- Route of the Maraetaha River
- Native name: Maraetaha (Māori)

Location
- Country: New Zealand
- Island: North Island
- Region: Gisborne

Physical characteristics
- Source: Confluence of Manganuiawea Stream and Tarakihinui Stream
- • coordinates: 38°50′23″S 177°53′55″E﻿ / ﻿38.83986°S 177.89869°E
- Mouth: Pacific Ocean
- • coordinates: 38°47′16″S 177°55′48″E﻿ / ﻿38.78768°S 177.92994°E
- Basin size: 65 km^{2} (25 sq mi)

Basin features
- Progression: Maraetaha River → Pacific Ocean
- • left: Purupuruwhaka Stream, Waihinehine Stream, Wairakaia Stream
- Bridges: Maraetaha River No. 4 Bridge, Maraetaha River No. 3 Bridge, Maraetaha River No. 2 Bridge, Maraetaha River No. 1 Bridge

= Maraetaha River =

The Maraetaha River is a river of the Gisborne District, New Zealand, which flows into the Pacific Ocean south of Muriwai and Young Nick's Head.

==Geography==

The river begins at the confluence of the Manganuiawea Stream and Tarakihinui Stream, in Bartletts near Wharerata Road.

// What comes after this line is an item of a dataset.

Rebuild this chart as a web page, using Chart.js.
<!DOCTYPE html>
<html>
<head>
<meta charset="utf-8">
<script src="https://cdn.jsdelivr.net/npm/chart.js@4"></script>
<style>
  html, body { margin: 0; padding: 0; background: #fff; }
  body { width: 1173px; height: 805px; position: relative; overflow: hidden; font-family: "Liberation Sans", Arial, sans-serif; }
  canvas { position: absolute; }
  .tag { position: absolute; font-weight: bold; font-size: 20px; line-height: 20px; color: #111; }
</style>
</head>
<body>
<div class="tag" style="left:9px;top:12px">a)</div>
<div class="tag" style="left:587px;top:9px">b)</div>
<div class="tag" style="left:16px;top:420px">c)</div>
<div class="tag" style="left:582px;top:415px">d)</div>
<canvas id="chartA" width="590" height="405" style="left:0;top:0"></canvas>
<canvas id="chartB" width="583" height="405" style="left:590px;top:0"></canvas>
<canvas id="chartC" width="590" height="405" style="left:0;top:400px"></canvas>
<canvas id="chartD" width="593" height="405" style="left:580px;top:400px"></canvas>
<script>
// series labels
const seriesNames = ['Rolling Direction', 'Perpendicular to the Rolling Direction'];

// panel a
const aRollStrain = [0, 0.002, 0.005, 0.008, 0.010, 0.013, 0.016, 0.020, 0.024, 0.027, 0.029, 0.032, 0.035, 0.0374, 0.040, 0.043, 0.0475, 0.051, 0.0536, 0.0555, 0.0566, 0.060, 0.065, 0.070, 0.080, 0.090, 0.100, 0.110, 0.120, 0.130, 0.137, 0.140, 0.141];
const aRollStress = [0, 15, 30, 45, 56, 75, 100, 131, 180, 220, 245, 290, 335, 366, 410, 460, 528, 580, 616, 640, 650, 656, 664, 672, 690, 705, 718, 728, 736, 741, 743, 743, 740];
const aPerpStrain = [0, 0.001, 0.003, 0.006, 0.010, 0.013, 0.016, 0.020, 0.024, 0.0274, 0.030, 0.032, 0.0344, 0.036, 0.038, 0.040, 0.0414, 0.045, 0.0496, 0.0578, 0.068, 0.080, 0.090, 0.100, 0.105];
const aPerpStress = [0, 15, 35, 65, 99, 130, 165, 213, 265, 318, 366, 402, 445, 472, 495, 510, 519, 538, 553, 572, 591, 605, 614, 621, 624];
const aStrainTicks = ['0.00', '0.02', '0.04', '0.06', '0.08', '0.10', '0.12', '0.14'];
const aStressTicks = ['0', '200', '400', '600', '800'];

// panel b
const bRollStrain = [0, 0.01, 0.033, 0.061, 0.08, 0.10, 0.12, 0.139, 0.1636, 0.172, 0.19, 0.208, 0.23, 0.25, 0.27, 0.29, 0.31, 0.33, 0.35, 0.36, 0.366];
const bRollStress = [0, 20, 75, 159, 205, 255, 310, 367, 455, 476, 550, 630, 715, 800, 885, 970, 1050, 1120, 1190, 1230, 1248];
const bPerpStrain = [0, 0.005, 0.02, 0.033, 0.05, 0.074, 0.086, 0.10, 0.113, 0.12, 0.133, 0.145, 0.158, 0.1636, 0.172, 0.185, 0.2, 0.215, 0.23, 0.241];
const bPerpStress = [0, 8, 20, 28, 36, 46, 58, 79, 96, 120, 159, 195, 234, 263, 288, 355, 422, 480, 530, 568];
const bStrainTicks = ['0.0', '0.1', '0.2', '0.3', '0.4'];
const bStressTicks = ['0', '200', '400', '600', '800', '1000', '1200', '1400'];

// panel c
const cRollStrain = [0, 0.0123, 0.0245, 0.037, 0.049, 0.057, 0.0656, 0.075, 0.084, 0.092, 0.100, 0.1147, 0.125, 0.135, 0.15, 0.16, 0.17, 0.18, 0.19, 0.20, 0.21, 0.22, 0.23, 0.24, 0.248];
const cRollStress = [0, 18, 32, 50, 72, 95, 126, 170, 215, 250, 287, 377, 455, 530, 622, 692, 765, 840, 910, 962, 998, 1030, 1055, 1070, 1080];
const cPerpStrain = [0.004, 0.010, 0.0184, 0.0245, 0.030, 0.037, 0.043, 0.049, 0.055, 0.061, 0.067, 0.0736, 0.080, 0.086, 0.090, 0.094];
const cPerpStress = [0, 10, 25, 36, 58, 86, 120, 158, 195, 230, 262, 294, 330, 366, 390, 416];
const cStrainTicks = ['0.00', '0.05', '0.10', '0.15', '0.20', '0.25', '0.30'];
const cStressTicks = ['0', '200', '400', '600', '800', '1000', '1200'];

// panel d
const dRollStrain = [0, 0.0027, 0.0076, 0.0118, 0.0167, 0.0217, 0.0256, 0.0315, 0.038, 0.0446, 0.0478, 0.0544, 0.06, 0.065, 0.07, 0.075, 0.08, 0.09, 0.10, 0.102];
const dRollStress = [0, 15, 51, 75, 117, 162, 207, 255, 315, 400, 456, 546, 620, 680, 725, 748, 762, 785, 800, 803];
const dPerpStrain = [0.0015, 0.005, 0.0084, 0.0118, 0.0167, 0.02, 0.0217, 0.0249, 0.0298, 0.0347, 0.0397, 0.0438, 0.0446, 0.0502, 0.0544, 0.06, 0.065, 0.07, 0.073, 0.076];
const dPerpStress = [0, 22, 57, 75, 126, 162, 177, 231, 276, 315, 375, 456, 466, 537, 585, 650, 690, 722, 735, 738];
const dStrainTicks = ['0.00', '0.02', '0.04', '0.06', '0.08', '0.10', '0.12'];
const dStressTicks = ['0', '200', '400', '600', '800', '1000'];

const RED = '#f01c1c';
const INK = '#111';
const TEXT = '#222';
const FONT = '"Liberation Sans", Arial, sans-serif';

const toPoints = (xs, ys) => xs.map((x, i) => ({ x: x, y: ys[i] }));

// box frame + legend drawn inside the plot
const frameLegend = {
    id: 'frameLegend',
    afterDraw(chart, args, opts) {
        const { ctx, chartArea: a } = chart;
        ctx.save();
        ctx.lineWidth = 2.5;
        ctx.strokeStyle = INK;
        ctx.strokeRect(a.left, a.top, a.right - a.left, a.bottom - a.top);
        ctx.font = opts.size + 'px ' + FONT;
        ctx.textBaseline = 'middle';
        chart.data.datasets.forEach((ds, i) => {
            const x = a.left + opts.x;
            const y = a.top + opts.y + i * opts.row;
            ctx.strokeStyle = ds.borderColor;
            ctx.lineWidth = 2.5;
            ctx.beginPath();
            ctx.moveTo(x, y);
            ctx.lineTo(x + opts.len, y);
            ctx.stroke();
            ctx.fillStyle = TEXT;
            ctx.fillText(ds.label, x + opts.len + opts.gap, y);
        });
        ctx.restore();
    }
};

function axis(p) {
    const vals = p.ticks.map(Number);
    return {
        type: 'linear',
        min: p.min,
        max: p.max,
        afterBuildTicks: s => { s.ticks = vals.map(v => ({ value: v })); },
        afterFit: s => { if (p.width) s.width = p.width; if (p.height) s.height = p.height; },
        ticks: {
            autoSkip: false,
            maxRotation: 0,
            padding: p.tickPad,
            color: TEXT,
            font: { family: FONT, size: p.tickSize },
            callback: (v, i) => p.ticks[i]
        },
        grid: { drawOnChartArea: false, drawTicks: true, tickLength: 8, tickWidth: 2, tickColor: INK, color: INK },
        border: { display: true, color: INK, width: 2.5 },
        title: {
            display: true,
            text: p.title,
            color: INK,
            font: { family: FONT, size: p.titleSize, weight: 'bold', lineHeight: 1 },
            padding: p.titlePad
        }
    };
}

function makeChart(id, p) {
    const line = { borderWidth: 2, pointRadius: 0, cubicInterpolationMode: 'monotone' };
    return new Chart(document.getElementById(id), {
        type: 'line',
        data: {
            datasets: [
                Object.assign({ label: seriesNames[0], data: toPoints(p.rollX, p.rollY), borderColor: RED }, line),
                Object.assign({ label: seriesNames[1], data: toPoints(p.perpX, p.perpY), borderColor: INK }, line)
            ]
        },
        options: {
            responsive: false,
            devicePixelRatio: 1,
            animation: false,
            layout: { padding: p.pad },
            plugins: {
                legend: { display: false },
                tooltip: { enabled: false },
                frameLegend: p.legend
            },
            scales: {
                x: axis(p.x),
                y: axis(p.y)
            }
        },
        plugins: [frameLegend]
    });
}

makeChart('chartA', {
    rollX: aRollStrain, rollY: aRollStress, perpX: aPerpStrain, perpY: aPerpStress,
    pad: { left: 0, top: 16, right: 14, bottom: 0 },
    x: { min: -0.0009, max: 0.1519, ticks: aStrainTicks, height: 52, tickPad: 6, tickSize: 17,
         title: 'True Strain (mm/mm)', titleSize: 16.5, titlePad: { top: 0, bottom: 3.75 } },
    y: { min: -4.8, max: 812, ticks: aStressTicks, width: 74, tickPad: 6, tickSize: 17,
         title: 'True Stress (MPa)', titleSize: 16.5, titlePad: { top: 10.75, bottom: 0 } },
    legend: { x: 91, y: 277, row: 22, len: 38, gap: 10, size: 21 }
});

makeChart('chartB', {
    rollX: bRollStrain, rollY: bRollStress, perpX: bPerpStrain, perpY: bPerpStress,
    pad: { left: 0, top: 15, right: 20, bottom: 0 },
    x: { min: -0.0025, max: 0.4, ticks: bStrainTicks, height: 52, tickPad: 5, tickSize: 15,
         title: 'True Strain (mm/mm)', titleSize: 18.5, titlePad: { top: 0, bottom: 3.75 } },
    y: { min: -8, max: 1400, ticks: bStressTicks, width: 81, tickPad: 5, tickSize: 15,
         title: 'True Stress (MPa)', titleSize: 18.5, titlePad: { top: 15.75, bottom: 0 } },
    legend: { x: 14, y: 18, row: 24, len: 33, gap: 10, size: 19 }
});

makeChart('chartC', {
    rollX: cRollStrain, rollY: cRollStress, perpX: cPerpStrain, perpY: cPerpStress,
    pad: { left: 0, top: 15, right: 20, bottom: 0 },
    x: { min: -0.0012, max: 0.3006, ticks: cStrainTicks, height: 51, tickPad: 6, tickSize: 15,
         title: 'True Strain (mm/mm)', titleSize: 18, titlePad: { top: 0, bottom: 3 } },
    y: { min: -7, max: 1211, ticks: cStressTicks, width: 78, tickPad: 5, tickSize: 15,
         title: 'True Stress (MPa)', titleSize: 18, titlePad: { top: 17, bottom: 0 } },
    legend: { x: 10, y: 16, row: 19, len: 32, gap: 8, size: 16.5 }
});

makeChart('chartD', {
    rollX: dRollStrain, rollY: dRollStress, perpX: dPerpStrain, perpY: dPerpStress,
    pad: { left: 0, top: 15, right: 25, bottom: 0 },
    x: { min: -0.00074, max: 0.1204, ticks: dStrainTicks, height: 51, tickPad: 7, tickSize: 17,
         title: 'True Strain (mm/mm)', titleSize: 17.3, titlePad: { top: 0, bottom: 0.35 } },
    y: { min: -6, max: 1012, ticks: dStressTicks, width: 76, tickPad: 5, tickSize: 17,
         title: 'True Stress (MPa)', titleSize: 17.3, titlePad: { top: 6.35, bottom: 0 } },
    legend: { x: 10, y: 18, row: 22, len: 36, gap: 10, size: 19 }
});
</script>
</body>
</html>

It travels in a northerly direction, being met by the Purupuruwhaka Stream and Waihinehine Stream on its left bank. The river curves to the east where it meets the Wairakaia Stream, then travels southeast towards the Pacific Ocean south of Muriwai and Young Nick's Head.

The river past the Maraetaha River No. 1 Bridge is saline.

==History==

At least four fortified pā sites are located along bends of the river, with a shell fragment in a pit dating to between the 16th and early 18th centuries.

In 1938, significant flooding changed the course of the river.